Monday, September 8, 2003

On the eve of the second anniversary of the deadly September 11 attacks, George W. Bush offered the country a visionary, courageous and correct assessment of the progress of the War on Terror — and his strategy for waging and winning it.

One particularly noteworthy passage in the president’s address televised to the nation Sunday was his characterization of the high stakes involved in this global conflict:

“For America, there will be no going back to the era before September 11, 2001 — to false comfort in a dangerous world. We have learned that terrorist attacks are not caused by the use of strength; they are invited by the perception of weakness. And the surest way to avoid attacks on our own people is to engage the enemy where he lives and plans.

We are fighting that enemy in Iraq and Afghanistan today so we do not meet him again on our own streets, in our own cities.”

Unfortunately, this presidential affirmation of U.S. policy geared toward fighting the terrorists and their state sponsors on others’ soil rather than our own is at risk of being undermined by recent actions the president has allowed to be taken in his name.

Pre-eminent among these was the decision announced last week that Secretary of State Colin Powell had been authorized by Mr. Bush to seek a U.N. Security Council mandate for postwar Iraq. At best, the effect was to signal the president’s recognition that his U.S.-led liberation had failed and could only be legitimated, and salvaged, if those who had opposed it (in particular, the French, Germans, Russians, Syrians, Chinese and U.N. Secretary General Kofi Annan) were placated with American concessions leading to new military and/or political arrangements.

At worst, the signal was the United States was preparing, once again, to bail out on a difficult and costly international mission.

Matters were made worse by the coincidence of this apparent volte face with several others. For example, Mr. Powell pointed last week to the fact that talks about North Korea’s nuclear weapons programs had taken place in the context of the six-party “framework” as evidence the United States was successfully containing the danger that Pyongyang soon will be able to wield and export the ultimate weapons of mass destruction.

This claim rang all the more hollow for it being accompanied with reports the administration had decided to revert to the Clinton policy of giving Kim Jong-il financial and other rewards before the North demonstrably abandoned its nuclear ambitions.

There also was the decision to back away from a resolution that would have put the other imminent nuclear threat — that posed by Islamofascist Iran — before the U.N. Security Council for urgent action.

Similarly, with the exception of periodic warnings from Defense Secretary Donald Rumsfeld about Syrian contributions to instability in Iraq, the Bush administration seems to have decided to give Damascus a pass.

Then there is Saudi Arabia. As Sen. Jon Kyl, Arizona Republican, will demonstrate in yet another congressional hearing on Wednesday, the kingdom continues to contribute vast sums and cannon fodder to the terrorist organizations we are fighting in Afghanistan, Iraq and elsewhere, including in the United States. Yet, the administration’s party line remains that Riyadh is “cooperating” fully with Washington and a reliable partner in the War on Terror.
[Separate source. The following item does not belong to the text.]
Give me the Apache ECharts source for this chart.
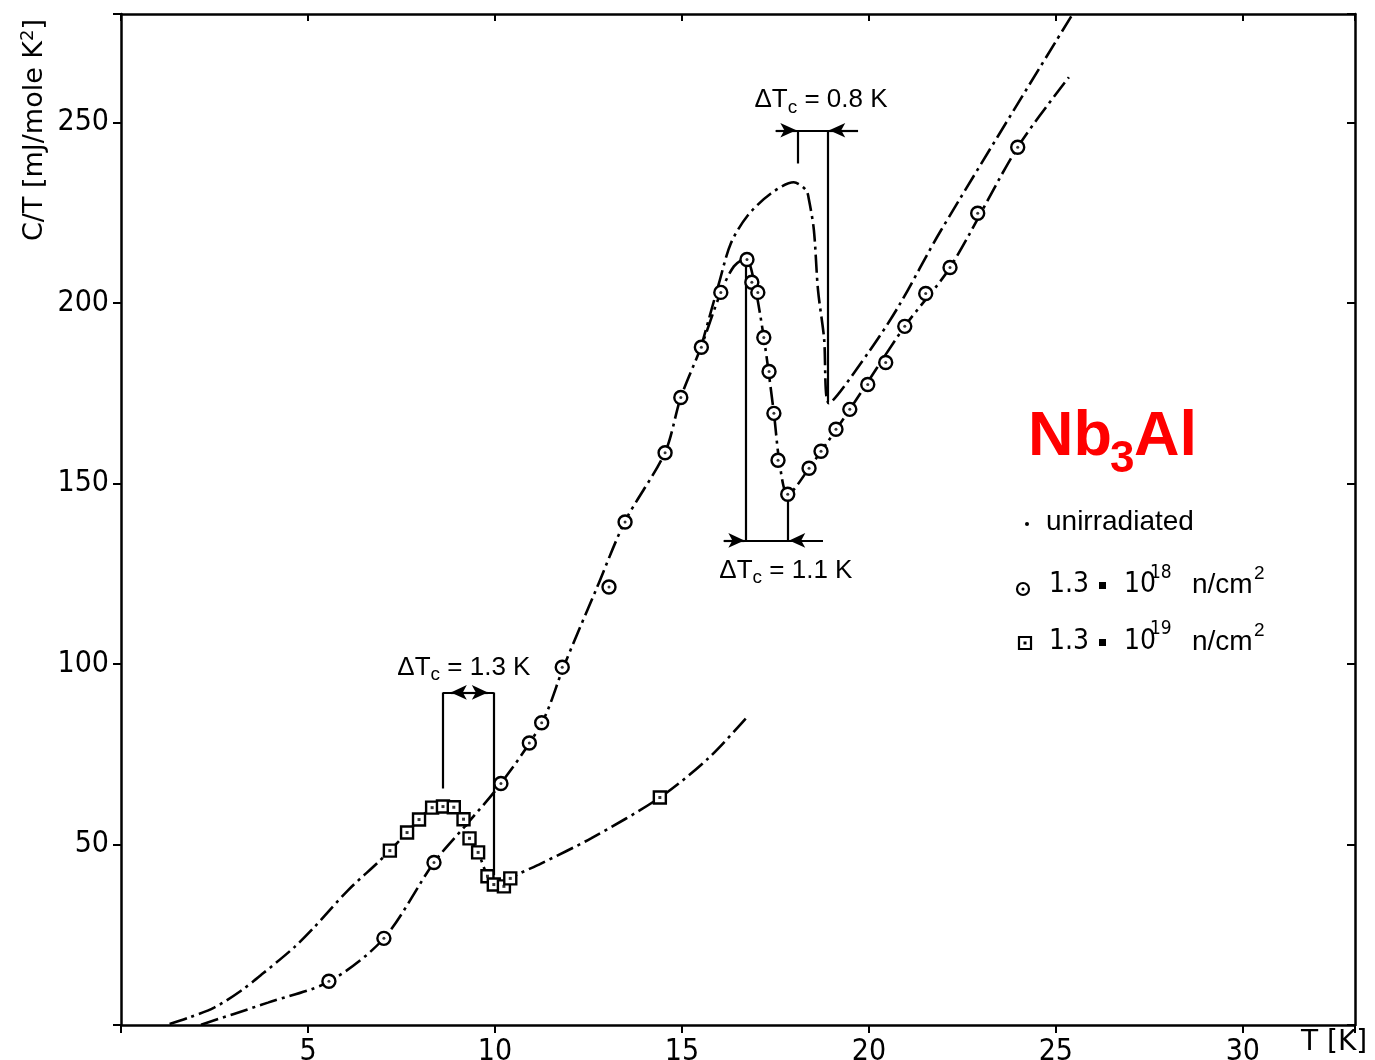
<!DOCTYPE html>
<html>
<head>
<meta charset="utf-8">
<script src="https://cdn.jsdelivr.net/npm/echarts@6/dist/echarts.min.js"></script>
<style>html,body{margin:0;padding:0;background:#fff}#c{width:1375px;height:1060px}</style>
</head>
<body>
<div id="c"></div>
<script>
// ---------- data ----------
// x tick labels / y tick labels
const xTickLabels = [5, 10, 15, 20, 25, 30];
const yTickLabels = [50, 100, 150, 200, 250];

// 1.3e18 n/cm2 (circles) measured points
const circT = [5.56, 7.03, 8.37, 10.16, 10.92, 11.25, 11.80, 13.05, 13.48, 14.55, 14.97, 15.52, 16.04, 16.74, 16.87, 17.03, 17.19, 17.33, 17.46, 17.57, 17.83, 18.40, 18.72, 19.12, 19.49, 19.97, 20.45, 20.96, 21.52, 22.17, 22.91, 23.98];
const circC = [12.1, 24.0, 45.0, 66.9, 78.1, 83.7, 99.1, 121.3, 139.3, 158.5, 173.8, 187.7, 202.9, 212.0, 205.7, 202.9, 190.4, 181.0, 169.4, 156.4, 147.0, 154.2, 158.9, 165.0, 170.5, 177.4, 183.5, 193.5, 202.6, 209.8, 224.8, 243.1];

// 1.3e19 n/cm2 (squares) measured points
const sqT = [7.19, 7.65, 7.97, 8.32, 8.61, 8.90, 9.16, 9.32, 9.55, 9.80, 9.97, 10.24, 10.41, 14.41];
const sqC = [48.3, 53.3, 56.9, 60.2, 60.5, 60.3, 57.0, 51.7, 47.8, 41.2, 38.9, 38.4, 40.6, 63.0];

// drawn curves (read along the lines of the picture)
const circLineT = [2.14, 3.0, 3.93, 5.56, 7.03, 8.37, 9.22, 10.16, 11.26, 11.84, 12.73, 13.48, 14.55, 14.97, 15.51, 16.04, 16.39, 16.71, 16.90, 17.19, 17.46, 17.62, 17.83, 18.40, 19.49, 20.96, 22.17, 23.98, 25.35];
const circLineC = [0.1, 3.0, 6.2, 12.0, 24.0, 45.0, 55.3, 66.9, 83.8, 99.3, 121.2, 139.5, 158.6, 173.8, 187.7, 202.9, 210.1, 212.3, 207.3, 190.4, 169.4, 155.0, 147.0, 154.2, 170.5, 193.5, 209.8, 243.1, 262.5];

const unirrLineT = [15.51, 15.99, 16.31, 16.76, 17.38, 17.99, 18.32, 18.40, 18.53, 18.64, 18.80, 18.93, 19.97, 20.78, 21.93, 25.45];
const unirrLineC = [187.7, 205.4, 216.5, 224.2, 230.3, 233.4, 231.2, 228.4, 220.1, 203.5, 190.4, 172.2, 186.0, 198.8, 220.1, 280.0];

const sqLineT = [1.3, 1.8, 2.49, 3.21, 3.80, 4.63, 5.16, 6.07, 6.87, 7.19, 7.65, 7.97, 8.32, 8.61, 8.90, 9.16, 9.32, 9.55, 9.80, 9.97, 10.24, 10.41, 11.23, 12.57, 14.41, 15.70, 16.71];
const sqLineC = [0.3, 2.0, 4.8, 9.5, 14.3, 21.5, 27.0, 37.3, 45.0, 48.3, 53.3, 56.9, 60.2, 60.5, 60.3, 57.0, 51.7, 47.8, 41.2, 38.9, 38.4, 40.6, 44.7, 51.7, 63.0, 73.8, 84.9];

// Delta Tc annotations (data coordinates: [T1, C1, T2, C2])
const annotLines = [
  [17.51, 247.8, 19.71, 247.8], [18.10, 247.8, 18.10, 238.6], [18.90, 247.8, 18.90, 172.5],
  [16.12, 134.2, 18.77, 134.2], [16.71, 212.0, 16.71, 134.2], [17.83, 146.0, 17.83, 134.2],
  [8.61, 92.1, 9.97, 92.1], [8.61, 92.1, 8.61, 65.5], [9.97, 92.1, 9.97, 41.5]
];
const annotArrows = [
  [17.51, 247.8, 18.06, 247.8], [19.71, 247.8, 18.94, 247.8],
  [16.12, 134.2, 16.67, 134.2], [18.77, 134.2, 17.87, 134.2],
  [9.29, 92.1, 8.82, 92.1], [9.29, 92.1, 9.81, 92.1]
];
const annotTexts = [[18.72, 256.1, '0.8 K'], [17.78, 125.9, '1.1 K'], [9.17, 99.0, '1.3 K']];

// ---------- chart ----------
const pairs = (xs, ys) => xs.map((x, i) => [x, ys[i]]);
const INK = '#000';
const NUMFONT = "'Liberation Sans Narrow','DejaVu Sans Condensed','Liberation Sans',sans-serif";
const TXTFONT = "'Liberation Sans',Arial,sans-serif";
const DASHDOT = [18, 5, 3, 5];
const SMOOTH = 0.3;

const chart = echarts.init(document.getElementById('c'), null, {renderer: 'canvas'});

const baseAxis = {
  type: 'value',
  axisLine: {show: true, onZero: false, lineStyle: {color: INK, width: 2.5}},
  splitLine: {show: false}
};

const option = {
  animation: false,
  backgroundColor: '#fff',
  grid: {left: 121, right: 20, top: 14, bottom: 35, outerBoundsMode: 'none'},
  xAxis: [
    Object.assign({}, baseAxis, {
      min: 0, max: 33, interval: 5, position: 'bottom',
      axisTick: {show: true, inside: false, length: 8, lineStyle: {color: INK, width: 2}},
      axisLabel: {show: true, margin: 12, fontSize: 30, fontFamily: NUMFONT, color: INK,
        formatter: v => xTickLabels.indexOf(v) >= 0 ? String(v) : ''}
    }),
    Object.assign({}, baseAxis, {
      min: 0, max: 33, interval: 5, position: 'top',
      axisTick: {show: true, inside: true, length: 7, lineStyle: {color: INK, width: 2}},
      axisLabel: {show: false}
    })
  ],
  yAxis: [
    Object.assign({}, baseAxis, {
      min: 0, max: 280, interval: 50, position: 'left',
      axisTick: {show: true, inside: false, length: 8, lineStyle: {color: INK, width: 2}},
      axisLabel: {show: true, margin: 12, fontSize: 30, fontFamily: NUMFONT, color: INK,
        formatter: v => yTickLabels.indexOf(v) >= 0 ? String(v) : ''}
    }),
    Object.assign({}, baseAxis, {
      min: 0, max: 280, interval: 50, position: 'right',
      axisTick: {show: true, inside: true, length: 8, lineStyle: {color: INK, width: 2}},
      axisLabel: {show: false}
    })
  ],
  series: [
    {
      name: 'unirradiated', type: 'line', data: pairs(unirrLineT, unirrLineC),
      showSymbol: false, smooth: SMOOTH, z: 2,
      lineStyle: {color: INK, width: 2.6, type: DASHDOT},
      markLine: {
        silent: true, animation: false, symbol: 'none', label: {show: false},
        lineStyle: {color: INK, width: 2.2, type: 'solid'},
        data: annotLines.map(l => [{coord: [l[0], l[1]]}, {coord: [l[2], l[3]]}])
          .concat(annotArrows.map(l => [{coord: [l[0], l[1]], symbol: 'none'},
                                        {coord: [l[2], l[3]], symbol: 'arrow', symbolSize: [11, 16]}]))
      },
      markPoint: {
        silent: true, animation: false, symbol: 'circle', symbolSize: 1,
        itemStyle: {color: 'rgba(0,0,0,0)'},
        label: {
          show: true, position: 'inside', color: INK,
          formatter: p => '{a|ΔT}{s|c}{a| = ' + p.name + '}',
          rich: {
            a: {fontSize: 26, fontFamily: TXTFONT, color: INK, lineHeight: 34},
            s: {fontSize: 19, fontFamily: TXTFONT, color: INK, lineHeight: 19, verticalAlign: 'bottom'}
          }
        },
        data: annotTexts.map(t => ({name: t[2], coord: [t[0], t[1]]}))
      }
    },
    {
      name: 'curve18', type: 'line', data: pairs(circLineT, circLineC),
      showSymbol: false, smooth: SMOOTH, z: 2,
      lineStyle: {color: INK, width: 2.6, type: DASHDOT}
    },
    {
      name: 'curve19', type: 'line', data: pairs(sqLineT, sqLineC),
      showSymbol: false, smooth: SMOOTH, z: 2,
      lineStyle: {color: INK, width: 2.6, type: DASHDOT}
    },
    {
      name: '1.3e18', type: 'scatter', data: pairs(circT, circC), z: 5,
      symbol: 'circle', symbolSize: 13,
      itemStyle: {color: '#fff', borderColor: INK, borderWidth: 2.4, opacity: 1}
    },
    {
      name: '1.3e18c', type: 'scatter', data: pairs(circT, circC), z: 6,
      symbol: 'circle', symbolSize: 3, itemStyle: {color: INK}
    },
    {
      name: '1.3e19', type: 'scatter', data: pairs(sqT, sqC), z: 5,
      symbol: 'rect', symbolSize: 12,
      itemStyle: {color: '#fff', borderColor: INK, borderWidth: 2.4, opacity: 1}
    },
    {
      name: '1.3e19c', type: 'scatter', data: pairs(sqT, sqC), z: 6,
      symbol: 'rect', symbolSize: 3, itemStyle: {color: INK}
    }
  ],
  graphic: [
    // y axis title
    {type: 'text', x: 35, y: 130, rotation: Math.PI / 2, z: 10,
      style: {text: '{m|C/T [mJ/mole K}{p|2}{m|]}', align: 'center', verticalAlign: 'middle',
        rich: {
          m: {fontSize: 27, fontFamily: "'DejaVu Sans',sans-serif", fill: INK, lineHeight: 32},
          p: {fontSize: 18, fontFamily: "'DejaVu Sans',sans-serif", fill: INK, lineHeight: 18, verticalAlign: 'top'}
        }}},
    // x axis title
    {type: 'text', x: 1301, y: 1043, z: 10,
      style: {text: 'T [K]', fontSize: 28, fontFamily: "'DejaVu Sans',sans-serif", fill: INK, align: 'left', verticalAlign: 'middle'}},
    // Nb3Al
    {type: 'text', x: 1028, y: 438, z: 10,
      style: {text: 'Nb', fontSize: 63, fontWeight: 'bold', fontFamily: TXTFONT, fill: '#ff0000', align: 'left', verticalAlign: 'middle'}},
    {type: 'text', x: 1110, y: 460, z: 10,
      style: {text: '3', fontSize: 44, fontWeight: 'bold', fontFamily: TXTFONT, fill: '#ff0000', align: 'left', verticalAlign: 'middle'}},
    {type: 'text', x: 1134, y: 438, z: 10,
      style: {text: 'Al', fontSize: 63, fontWeight: 'bold', fontFamily: TXTFONT, fill: '#ff0000', align: 'left', verticalAlign: 'middle'}},
    // legend row 1
    {type: 'circle', shape: {cx: 1027, cy: 524, r: 2}, style: {fill: INK}, z: 10},
    {type: 'text', x: 1046, y: 522, z: 10,
      style: {text: 'unirradiated', fontSize: 28, fontFamily: TXTFONT, fill: INK, align: 'left', verticalAlign: 'middle'}},
    // legend row 2
    {type: 'circle', shape: {cx: 1023, cy: 589, r: 6}, style: {fill: '#fff', stroke: INK, lineWidth: 2.2}, z: 10},
    {type: 'circle', shape: {cx: 1023, cy: 589, r: 1.5}, style: {fill: INK}, z: 11},
    {type: 'text', x: 1049, y: 585, z: 10, style: {text: '1.3', fontSize: 28, fontFamily: NUMFONT, fill: INK, align: 'left', verticalAlign: 'middle'}},
    {type: 'rect', shape: {x: 1099, y: 582, width: 7, height: 7}, style: {fill: INK}, z: 10},
    {type: 'text', x: 1124, y: 585, z: 10, style: {text: '10', fontSize: 28, fontFamily: NUMFONT, fill: INK, align: 'left', verticalAlign: 'middle'}},
    {type: 'text', x: 1150, y: 573, z: 10, style: {text: '18', fontSize: 19, fontFamily: NUMFONT, fill: INK, align: 'left', verticalAlign: 'middle'}},
    {type: 'text', x: 1192, y: 585, z: 10, style: {text: 'n/cm', fontSize: 28, fontFamily: TXTFONT, fill: INK, align: 'left', verticalAlign: 'middle'}},
    {type: 'text', x: 1254, y: 574, z: 10, style: {text: '2', fontSize: 19, fontFamily: TXTFONT, fill: INK, align: 'left', verticalAlign: 'middle'}},
    // legend row 3
    {type: 'rect', shape: {x: 1019, y: 637, width: 12, height: 12}, style: {fill: '#fff', stroke: INK, lineWidth: 2.2}, z: 10},
    {type: 'rect', shape: {x: 1023.5, y: 641.5, width: 3, height: 3}, style: {fill: INK}, z: 11},
    {type: 'text', x: 1049, y: 642, z: 10, style: {text: '1.3', fontSize: 28, fontFamily: NUMFONT, fill: INK, align: 'left', verticalAlign: 'middle'}},
    {type: 'rect', shape: {x: 1099, y: 639, width: 7, height: 7}, style: {fill: INK}, z: 10},
    {type: 'text', x: 1124, y: 642, z: 10, style: {text: '10', fontSize: 28, fontFamily: NUMFONT, fill: INK, align: 'left', verticalAlign: 'middle'}},
    {type: 'text', x: 1150, y: 629, z: 10, style: {text: '19', fontSize: 19, fontFamily: NUMFONT, fill: INK, align: 'left', verticalAlign: 'middle'}},
    {type: 'text', x: 1192, y: 642, z: 10, style: {text: 'n/cm', fontSize: 28, fontFamily: TXTFONT, fill: INK, align: 'left', verticalAlign: 'middle'}},
    {type: 'text', x: 1254, y: 631, z: 10, style: {text: '2', fontSize: 19, fontFamily: TXTFONT, fill: INK, align: 'left', verticalAlign: 'middle'}}
  ]
};

chart.setOption(option);
</script>
</body>
</html>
In much the same see-no-evil vein, Mr. Powell actually declared last week that “U.S. relations with China are the best they have been since President Nixon first visit” in 1972. This despite evidence that the Communist Chinese remain very much the “strategic competitors” the Bush administration confronted on taking office, thanks to, among other things, their continuing nuclear build-up, proliferation, threats to Taiwan, life-support for North Korea, trade-devastating currency manipulations and strategic mischief-making in our own hemisphere and elsewhere.
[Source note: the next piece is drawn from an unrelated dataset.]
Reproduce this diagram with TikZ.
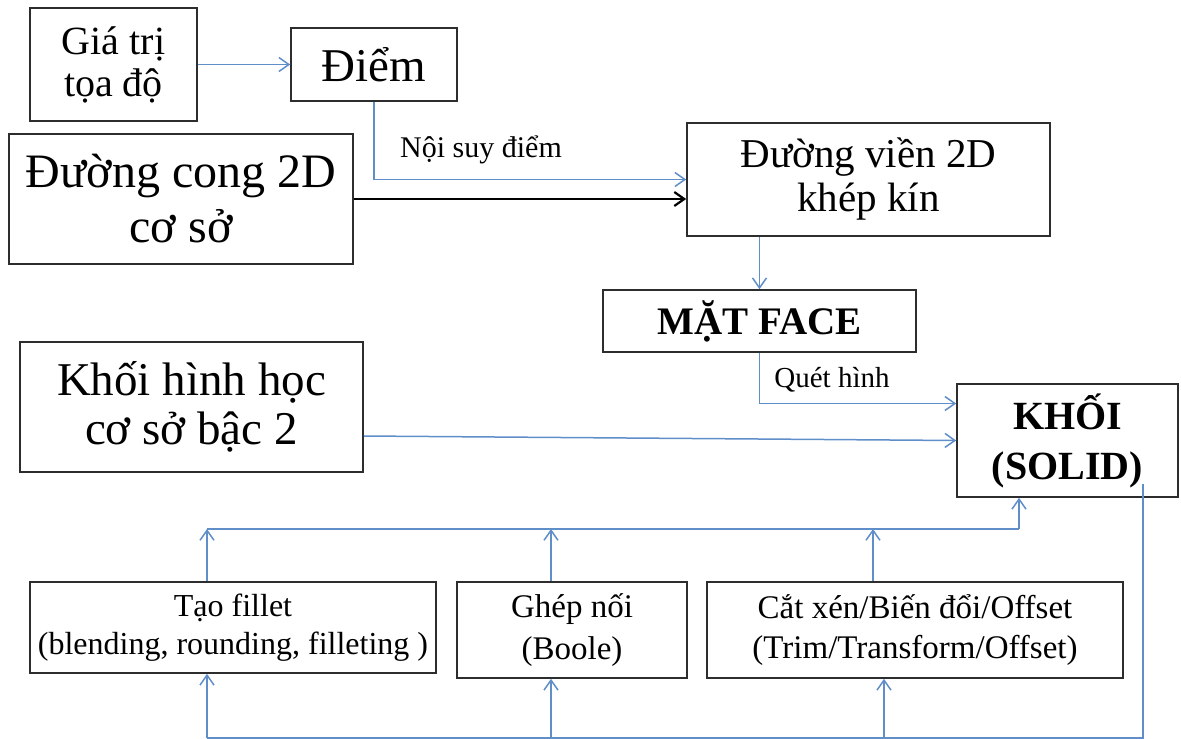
\documentclass[tikz,border=0pt]{standalone}
\usepackage{fontspec}
\setmainfont{Liberation Serif}
\usetikzlibrary{arrows.meta,calc}
\definecolor{lineblue}{RGB}{96,142,201}
\definecolor{boxgray}{RGB}{45,45,45}
\begin{document}
\begin{tikzpicture}[x=1pt,y=-1pt,
  box/.style={draw=boxgray,line width=1.6pt,inner sep=0pt,align=center,anchor=center},
  bluearrow/.style={draw=lineblue,line width=1.5pt,-{Straight Barb[length=10pt,width=14pt,line width=1.5pt]}},
  blueline/.style={draw=lineblue,line width=1.5pt},
  blackarrow/.style={draw=black,line width=2.4pt,-{Straight Barb[length=10pt,width=14pt,line width=2.2pt]}},
  lbl/.style={inner sep=0pt,anchor=center}]
\useasboundingbox (0,0) rectangle (1181,739);

% boxes
\node[box,minimum width=167pt,minimum height=113pt,font={\fontsize{40}{42}\selectfont}] (gia) at (113.5,64.5) {Giá trị\\tọa độ};
\node[box,minimum width=166pt,minimum height=73pt,font={\fontsize{47}{50}\selectfont}] (diem) at (374,64.5) {Điểm};
\node[box,minimum width=344pt,minimum height=130pt,font={\fontsize{48}{55}\selectfont}] (cong) at (181,199) {Đường cong 2D\\cơ sở};
\node[box,minimum width=363pt,minimum height=113pt,font={\fontsize{41}{44}\selectfont}] (vien) at (868.5,179.5) {Đường viền 2D\\khép kín};
\node[box,minimum width=313pt,minimum height=62pt,font={\fontsize{39}{42}\selectfont\bfseries}] (face) at (759.5,321) {MẶT FACE};
\node[box,minimum width=221pt,minimum height=113pt,font={\fontsize{40}{50}\selectfont\bfseries}] (solid) at (1067.5,440.5) {KHỐI\\(SOLID)};
\node[box,minimum width=343pt,minimum height=130pt,font={\fontsize{47}{49}\selectfont}] (hh) at (191.5,407) {Khối hình học\\cơ sở bậc 2};
\node[box,minimum width=406pt,minimum height=91pt,font={\fontsize{32}{38}\selectfont}] (fillet) at (233,627.5) {Tạo fillet\\(blending, rounding, filleting )};
\node[box,minimum width=230pt,minimum height=96pt,font={\fontsize{33}{42}\selectfont}] (ghep) at (572,630) {Ghép nối\\(Boole)};
\node[box,minimum width=416pt,minimum height=96pt,font={\fontsize{33}{40}\selectfont}] (cat) at (915,630) {Cắt xén/Biến đổi/Offset\\(Trim/Transform/Offset)};

% labels
\node[lbl,font={\fontsize{30}{32}\selectfont}] (lnoisuy) at (481,150) {Nội suy điểm};
\node[lbl,font={\fontsize{29}{31}\selectfont}] (lquet) at (832,380) {Quét hình};

% upper connectors
\draw[bluearrow] (gia.east) -- (diem.west);
\draw[bluearrow] (diem.south) |- (vien.west);
\draw[blackarrow] (cong.east) -- (cong.east -| vien.west);
\draw[bluearrow] (face.north |- vien.south) -- (face.north);
\draw[bluearrow] (face.south) |- ($(solid.west)+(0,-37)$);
\draw[bluearrow] ($(hh.east)+(0,29)$) -- (solid.west);

% top bus
\coordinate (t1) at (207,529);
\coordinate (t2) at (551,529);
\coordinate (t3) at (873,529);
\coordinate (t4) at (1019,529);
\draw[bluearrow] (fillet.north -| t1) -- (t1);
\draw[bluearrow] (ghep.north -| t2) -- (t2);
\draw[bluearrow] (cat.north -| t3) -- (t3);
\draw[blueline] (t1) -- (t4);
\draw[bluearrow] (t4) -- (solid.south -| t4);

% bottom bus
\coordinate (b1) at (207,738);
\coordinate (b2) at (551,738);
\coordinate (b3) at (884,738);
\coordinate (b4) at (1143,738);
\coordinate (s0) at (1143,484);
\draw[blueline] (s0) -- (b4) -- (b1);
\draw[bluearrow] (b1) -- (fillet.south -| b1);
\draw[bluearrow] (b2) -- (ghep.south -| b2);
\draw[bluearrow] (b3) -- (cat.south -| b3);
\end{tikzpicture}
\end{document}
How can one square the seeming disconnect between the firm and robust things Mr. Bush says and what his administration is actually doing on so many fronts — a disconnect unlikely to go unnoticed by our enemies?

A possible — and deeply worrying — explanation is that the president is heeding the counsel reportedly advanced of late by his political handlers. Published accounts say that the most influential of these, White House adviser Karl Rove, has warned that there must be “no more wars” for the remainder of Mr. Bush’s term. Grover Norquist, who Mr. Rove allows to portray himself as a close ally, has opined publicly that “[Wars] are expensive and a drain politically. They are not political winners.”

According to Mr. Norquist, it follows that, if Mr. Bush persists in engaging in them, he could doom himself to being a one-term president.

Further evidence that the administration is now following what might be called the “No More War in ‘04” strategy was obtained last week when an unnamed senior official told a reporter the North Koreans could “breathe easy because we aren’t going to do anything to them for 14 months.”

As President Bush noted Sunday, however, the alternative to our being on the offense against our terrorist enemies and those who shelter, arm or otherwise support them is to be on defense. Just because we find wars to be inconvenient or a “drain politically” does not mean we can avoid fighting them. It simply means we will likely wind up having to wage them, in the president’s words, “again on our own streets, in our own cities.”

If Mr. Bush wishes to be taken seriously — by either our foes or the American electorate — he would be well-advised to make clear there is no daylight between his rhetoric and his policies concerning the War on Terror. After all, at stake is not only his presidency, but the national security.

Frank J. Gaffney Jr. is president of the Center for Security Policy and a columnist for The Washington Times.